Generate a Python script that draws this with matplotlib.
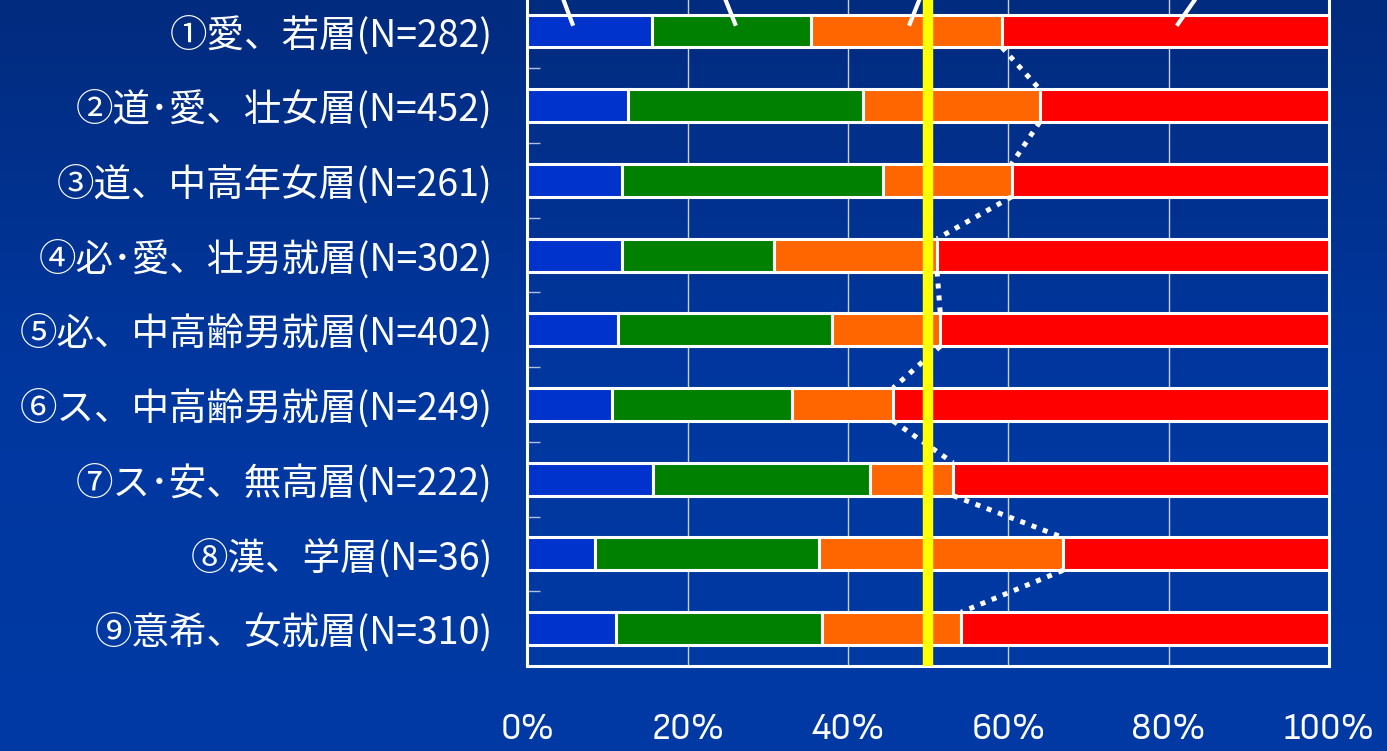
import numpy as np
import matplotlib.pyplot as plt
from matplotlib import font_manager
from matplotlib.colors import LinearSegmentedColormap

# 回答グループ（上から順）
labels = ['①愛、若層(N=282)', '②道･愛、壮女層(N=452)', '③道、中高年女層(N=261)',
          '④必･愛、壮男就層(N=302)', '⑤必、中高齢男就層(N=402)', '⑥ス、中高齢男就層(N=249)',
          '⑦ス･安、無高層(N=222)', '⑧漢、学層(N=36)', '⑨意希、女就層(N=310)']

# 各区分の割合（%）
blue = [15.5, 12.6, 11.8, 11.8, 11.3, 10.5, 15.6, 8.4, 11.0]
green = [19.9, 29.2, 32.5, 19.0, 26.7, 22.5, 27.1, 28.0, 25.8]
orange = [23.8, 22.1, 16.1, 20.3, 13.5, 12.6, 10.4, 30.4, 17.3]
red = [40.8, 36.1, 39.6, 48.9, 48.5, 54.4, 46.9, 33.2, 45.9]

x_ticks = [0, 20, 40, 60, 80, 100]
x_ticklabels = ['0%', '20%', '40%', '60%', '80%', '100%']
ref_line = 50  # 黄色の基準線

# 凡例の引き出し線（上部で切れている）
leader_x = [(4.2, 5.7), (24.4, 26.0), (49.2, 47.6), (83.8, 81.0)]
leader_y = (-0.5, -0.07)

colors = ['#0033CC', '#008000', '#FF6600', '#FF0000']

jp_font = ['Noto Sans CJK JP', 'DejaVu Sans']
names = {f.name for f in font_manager.fontManager.ttflist}
narrow = [n for n in names if 'Narrow' in n or 'Condensed' in n]
tick_font = narrow[0] if narrow else 'Liberation Sans'

fig = plt.figure(figsize=(13.87, 7.51), dpi=100)

# 背景グラデーション
bg = fig.add_axes([0, 0, 1, 1], zorder=-10)
cmap = LinearSegmentedColormap.from_list('bg', ['#022B7E', '#00379F', '#003AA4'])
bg.imshow(np.linspace(0, 1, 256).reshape(-1, 1), aspect='auto', cmap=cmap,
          extent=[0, 1, 0, 1], origin='upper')
bg.axis('off')

ax = fig.add_axes([0.3803, 0.1132, 0.5779, 0.8953])
ax.set_facecolor('none')

y = np.arange(len(labels))
h = 0.44
left = np.zeros(len(labels))
for vals, c in zip([blue, green, orange, red], colors):
    ax.barh(y, vals, left=left, height=h, color=c, edgecolor='white', linewidth=2.2, zorder=3)
    left = left + np.array(vals)

# オレンジ区分の終端を結ぶ点線
cum_orange = np.array(blue) + np.array(green) + np.array(orange)
for i in range(len(labels) - 1):
    ax.plot([cum_orange[i], cum_orange[i + 1]], [y[i] + h / 2, y[i + 1] - h / 2],
            color='white', linewidth=3.6, linestyle=(0, (1, 1.4)), zorder=4)

ax.axvline(ref_line, color='#FFFF00', linewidth=7.5, zorder=5)

for xs in leader_x:
    ax.plot(xs, leader_y, color='white', linewidth=3, zorder=6, clip_on=False,
            solid_capstyle='butt')

ax.set_xlim(0, 100)
ax.set_ylim(len(labels) - 0.5, -0.5)
ax.set_xticks(x_ticks)
ax.set_xticklabels(x_ticklabels, fontsize=27, color='white', family=tick_font)
ax.set_yticks(y)
ax.set_yticklabels(labels, fontsize=27, color='white', family=jp_font)
ax.set_yticks(np.arange(0.5, len(labels) - 1, 1), minor=True)
ax.tick_params(axis='x', length=0, pad=34)
ax.tick_params(axis='y', which='major', length=0, pad=25)
ax.tick_params(axis='y', which='minor', direction='in', length=9, width=1, color='#B0BEE0')
ax.grid(axis='x', color='#C8D0E8', linewidth=1, zorder=0)
ax.set_axisbelow(True)
for s in ax.spines.values():
    s.set_color('white')
    s.set_linewidth(2.2)

fig.savefig('out.png', dpi=100)
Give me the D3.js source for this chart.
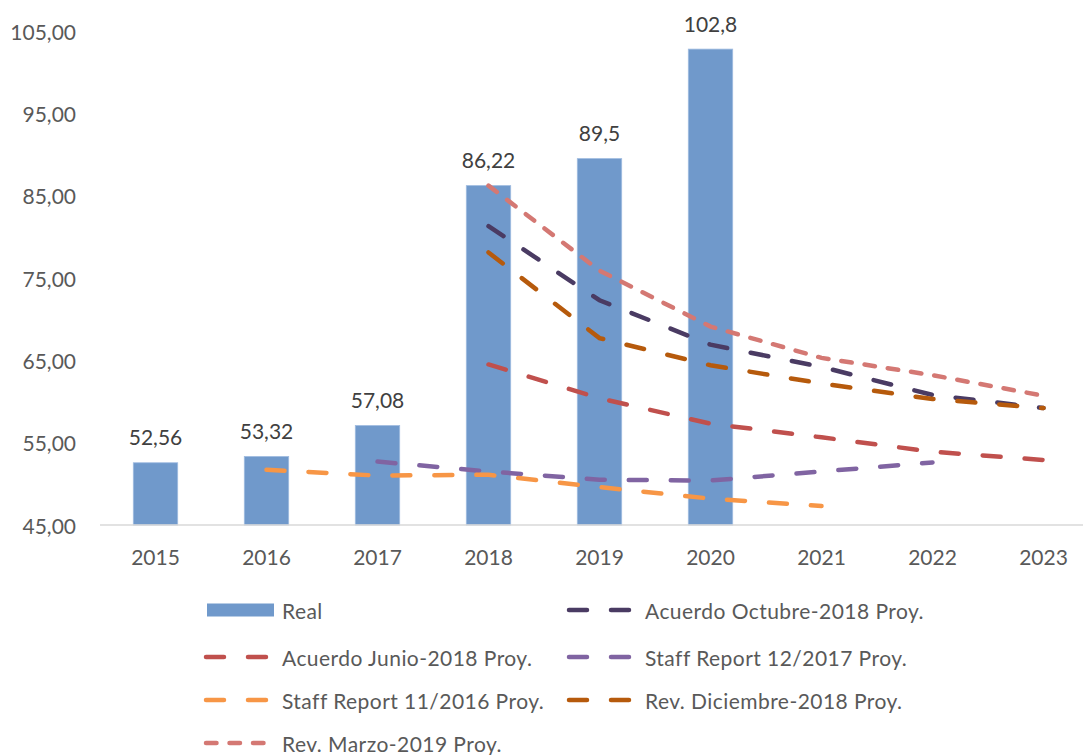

--------

AIM OF THE TASK:
Quote the records above in full, dropping each picture.

TASK ANSWER:
Generate a Python script that draws this with matplotlib.
import numpy as np
import matplotlib.pyplot as plt
from matplotlib import font_manager
from matplotlib.colors import LinearSegmentedColormap

# 回答グループ（上から順）
labels = ['①愛、若層(N=282)', '②道･愛、壮女層(N=452)', '③道、中高年女層(N=261)',
          '④必･愛、壮男就層(N=302)', '⑤必、中高齢男就層(N=402)', '⑥ス、中高齢男就層(N=249)',
          '⑦ス･安、無高層(N=222)', '⑧漢、学層(N=36)', '⑨意希、女就層(N=310)']

# 各区分の割合（%）
blue = [15.5, 12.6, 11.8, 11.8, 11.3, 10.5, 15.6, 8.4, 11.0]
green = [19.9, 29.2, 32.5, 19.0, 26.7, 22.5, 27.1, 28.0, 25.8]
orange = [23.8, 22.1, 16.1, 20.3, 13.5, 12.6, 10.4, 30.4, 17.3]
red = [40.8, 36.1, 39.6, 48.9, 48.5, 54.4, 46.9, 33.2, 45.9]

x_ticks = [0, 20, 40, 60, 80, 100]
x_ticklabels = ['0%', '20%', '40%', '60%', '80%', '100%']
ref_line = 50  # 黄色の基準線

# 凡例の引き出し線（上部で切れている）
leader_x = [(4.2, 5.7), (24.4, 26.0), (49.2, 47.6), (83.8, 81.0)]
leader_y = (-0.5, -0.07)

colors = ['#0033CC', '#008000', '#FF6600', '#FF0000']

jp_font = ['Noto Sans CJK JP', 'DejaVu Sans']
names = {f.name for f in font_manager.fontManager.ttflist}
narrow = [n for n in names if 'Narrow' in n or 'Condensed' in n]
tick_font = narrow[0] if narrow else 'Liberation Sans'

fig = plt.figure(figsize=(13.87, 7.51), dpi=100)

# 背景グラデーション
bg = fig.add_axes([0, 0, 1, 1], zorder=-10)
cmap = LinearSegmentedColormap.from_list('bg', ['#022B7E', '#00379F', '#003AA4'])
bg.imshow(np.linspace(0, 1, 256).reshape(-1, 1), aspect='auto', cmap=cmap,
          extent=[0, 1, 0, 1], origin='upper')
bg.axis('off')

ax = fig.add_axes([0.3803, 0.1132, 0.5779, 0.8953])
ax.set_facecolor('none')

y = np.arange(len(labels))
h = 0.44
left = np.zeros(len(labels))
for vals, c in zip([blue, green, orange, red], colors):
    ax.barh(y, vals, left=left, height=h, color=c, edgecolor='white', linewidth=2.2, zorder=3)
    left = left + np.array(vals)

# オレンジ区分の終端を結ぶ点線
cum_orange = np.array(blue) + np.array(green) + np.array(orange)
for i in range(len(labels) - 1):
    ax.plot([cum_orange[i], cum_orange[i + 1]], [y[i] + h / 2, y[i + 1] - h / 2],
            color='white', linewidth=3.6, linestyle=(0, (1, 1.4)), zorder=4)

ax.axvline(ref_line, color='#FFFF00', linewidth=7.5, zorder=5)

for xs in leader_x:
    ax.plot(xs, leader_y, color='white', linewidth=3, zorder=6, clip_on=False,
            solid_capstyle='butt')

ax.set_xlim(0, 100)
ax.set_ylim(len(labels) - 0.5, -0.5)
ax.set_xticks(x_ticks)
ax.set_xticklabels(x_ticklabels, fontsize=27, color='white', family=tick_font)
ax.set_yticks(y)
ax.set_yticklabels(labels, fontsize=27, color='white', family=jp_font)
ax.set_yticks(np.arange(0.5, len(labels) - 1, 1), minor=True)
ax.tick_params(axis='x', length=0, pad=34)
ax.tick_params(axis='y', which='major', length=0, pad=25)
ax.tick_params(axis='y', which='minor', direction='in', length=9, width=1, color='#B0BEE0')
ax.grid(axis='x', color='#C8D0E8', linewidth=1, zorder=0)
ax.set_axisbelow(True)
for s in ax.spines.values():
    s.set_color('white')
    s.set_linewidth(2.2)

fig.savefig('out.png', dpi=100)
Give me the D3.js source for this chart.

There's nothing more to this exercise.